Samantha Harvey nasceu e viveu em Kent até aos 10 anos, altura em que os pais se divorciaram e foi viver para a Irlanda com a mãe. Estudou Filosofia nas universidades de York e Sheffield, tirou um mestrado e um doutoramento em Escrita Criativa na universidade de Bath Spa. Em 2009 publicou The Wilderness, escrito do ponto de vista de um homem com Alzheimer, mas o seu primeiro romance é um outro, que a autora ainda não concluiu – vive hibernado numa gaveta, à espera de melhores dias. Desde então, Harvey escreveu outros quatro romances – All Is Song, uma história sobre dever moral e filial; Dear Thief, que é uma longa carta de uma mulher para a sua amiga ausente, detalhando as consequências emocionais de um triângulo amoroso; The Western Wind, sobre um padre que vive na cidade de Somerset, no século XV; e, claro, Orbital – e um livro de não ficção, chamado The Shapeless Unease: A Year of Not Sleeping, sobre e experiência de ter passado a viver com insónia, subitamente, aos 40 anos.

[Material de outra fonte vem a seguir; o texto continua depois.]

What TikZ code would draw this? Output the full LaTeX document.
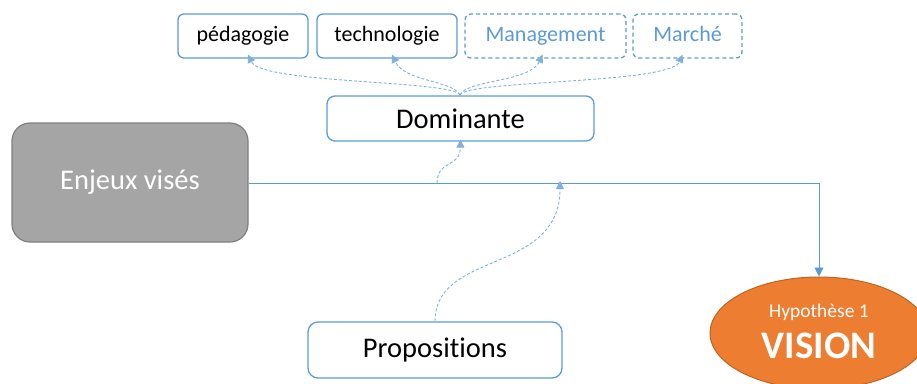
\documentclass[tikz,border=0pt]{standalone}
\usepackage{fontspec}
\setmainfont{Carlito}[Ligatures={NoCommon}]
\usetikzlibrary{arrows.meta,shapes.geometric}
\definecolor{bl}{HTML}{5B9BD5}
\definecolor{bld}{HTML}{7EB0E0}
\definecolor{gr}{HTML}{A5A5A5}
\definecolor{grd}{HTML}{7F7F7F}
\definecolor{org}{HTML}{ED7D31}
\definecolor{orgd}{HTML}{C0631F}
\begin{document}
\begin{tikzpicture}[x=1pt,y=-1pt,
  topbox/.style={draw=bl,line width=1.3pt,rounded corners=6pt,fill=white,inner sep=0pt,text height=15pt,text depth=4.5pt,minimum height=44pt,font=\fontsize{22}{24}\selectfont},
  dashbox/.style={topbox,dashed,dash pattern=on 4pt off 3pt,text=bl},
  bigbox/.style={draw=bl,line width=1.3pt,fill=white,inner sep=0pt,font=\fontsize{28.5}{31}\selectfont},
  darr/.style={draw=bld,line width=0.9pt,dash pattern=on 3pt off 2pt,-{Triangle[width=8pt,length=8pt]}},
  sarr/.style={draw=bl,line width=0.9pt,-{Triangle[width=9pt,length=9pt]}}
]
\useasboundingbox (0,0) rectangle (917,383);
% top boxes
\node[topbox,minimum width=130pt] (ped) at (243,36) {pédagogie};
\node[topbox,minimum width=140pt] (tech) at (387,36) {technologie};
\node[dashbox,minimum width=161pt] (man) at (545.5,36) {Management};
\node[dashbox,minimum width=109pt] (mar) at (687.5,36) {Marché};
% Dominante
\node[bigbox,rounded corners=8pt,minimum width=267pt,minimum height=45pt] (dom) at (460.5,118.5) {Dominante};
% Enjeux
\node[draw=grd,fill=gr,line width=1.2pt,rounded corners=18pt,minimum width=236pt,minimum height=119pt,inner sep=0pt,text=white,font=\fontsize{28.5}{31}\selectfont] (enj) at (130,182.5) {Enjeux visés};
% Propositions
\node[bigbox,rounded corners=10pt,minimum width=254pt,minimum height=56pt] (prop) at (435,350) {Propositions};
% VISION
\node[ellipse,draw=orgd,fill=org,line width=1pt,minimum width=218pt,minimum height=112pt,inner sep=0pt] (vis) at (819,333) {};
\node[text=white,font=\fontsize{19.5}{22}\selectfont,inner sep=0pt] (hyp) at (819,312) {Hypothèse 1};
\node[text=white,font=\fontsize{39}{42}\selectfont\bfseries,inner sep=0pt] (vtx) at (819,346) {VISION};
% solid connector
\coordinate (corner) at (819,183);
\coordinate (jd) at (437,183);
\coordinate (jp) at (560,183);
\draw[sarr] (enj.east |- corner) -- (corner) -- (vis.north);
% dashed to top boxes
\coordinate (dt) at (460,95);
\draw[darr] (dt) .. controls (452,80) and (262,84) .. ([xshift=5pt,yshift=4pt]ped.south);
\draw[darr] (dt) .. controls (452,80) and (405,82) .. ([xshift=5pt,yshift=4pt]tech.south);
\draw[darr] (dt) .. controls (466,80) and (530,82) .. ([xshift=-3pt,yshift=4pt]man.south);
\draw[darr] (dt) .. controls (466,80) and (670,84) .. ([xshift=-5pt,yshift=4pt]mar.south);
% dashed from line to Dominante
\draw[darr] (jd) .. controls (437,160) and (460,168) .. ([yshift=2pt]dom.south);
% dashed from Propositions to line
\draw[darr] (prop.north) .. controls (435,250) and (560,275) .. ([yshift=2pt]jp);
\end{tikzpicture}
\end{document}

Para além dos livros, Harvey escreve contos para a revisa Granta e a BBC Radio 4, e resenhas de livros para o Guardian e o The New York Times, e contribui com ensaios e artigos para a revista New Yorker, a revista Time, o jornal The Telegraph, entre outras publicações, e dá aulas de Escrita Criativa na universidade de Bath Spa.
Antes de se saber quem era o vencedor do Booker Prize, o jornal britânico The Economist perguntou a Samantha Harvey o que ia fazer com o dinheiro, caso ganhasse. "Tirar tempo para dedicar à escultura [um hobby da escritora] e comprar alcaçuz dinamarquês", respondeu. Tendo em conta que, por exemplo, conforme indica o jornal, as vendas do livro Shuggie Bain, do escritor Douglas Stuart, o vencedor do Booker Prize em 2020, tiveram um aumento de 1900% em uma semana depois de o prémio ter sido anunciado, é muito provável que Samantha Harvey venha a enjoar o alcaçuz dinamarquês.